Covid-19 contact-tracing apps from Apple Inc. and Google are coming to more states, along with evidence that they can help slow infections as long as enough people use them.
Fourteen states and Washington, D.C., have recently adopted the “exposure notification” technology the companies built into their smartphone operating systems—Big Tech’s most significant contribution to the fight against Covid-19. California, and other states are piloting the technology and could release it soon. It lets people who have tested positive for Covid-19 alert others they have previously been in close contact with that they should take precautions or get a test.
As case counts explode and a nationwide rollout of vaccines remains months away, epidemiologists say the technology can help slow the virus’s spread—if widely used and fast testing is broadly available. Yet many of the millions of Americans who have access so far are skeptical, suspicious or simply unaware of it.
That has been the struggle in Virginia, which in early August became the first state to roll out an exposure notification app.
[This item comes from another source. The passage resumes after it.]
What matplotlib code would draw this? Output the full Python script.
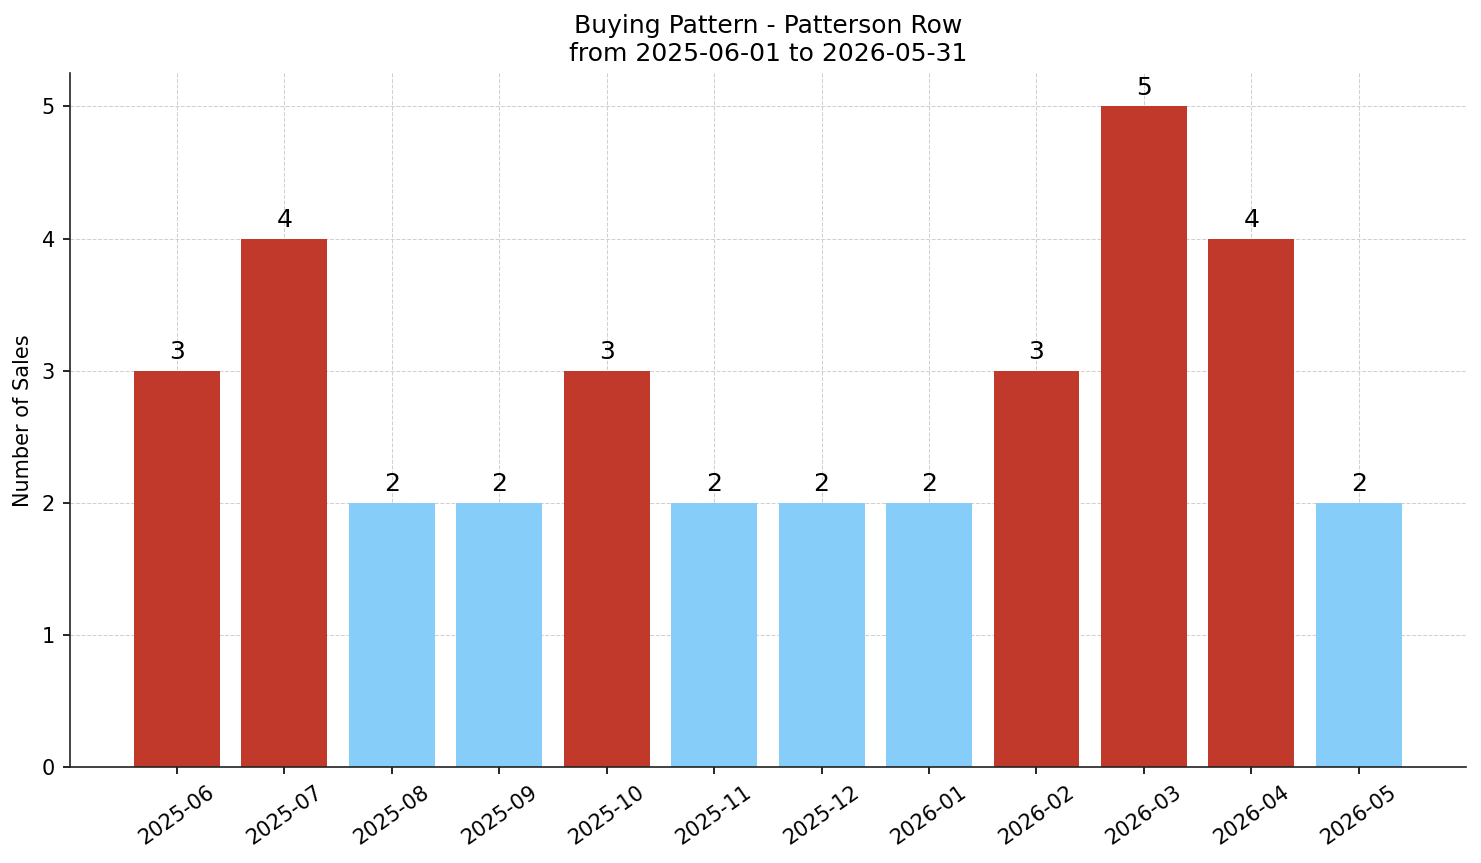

Three months later, downloads of the app, known as Covidwise, amounted to roughly a 10th of Virginia’s population of about 8.5 million.
Politicization of the virus has hampered efforts to increase the app’s adoption, said Jeff Stover, executive adviser to Virginia’s health commissioner who is in charge of Covidwise. “That doesn’t help convince Virginians to download and run an exposure notification app that is run by the government,” he said.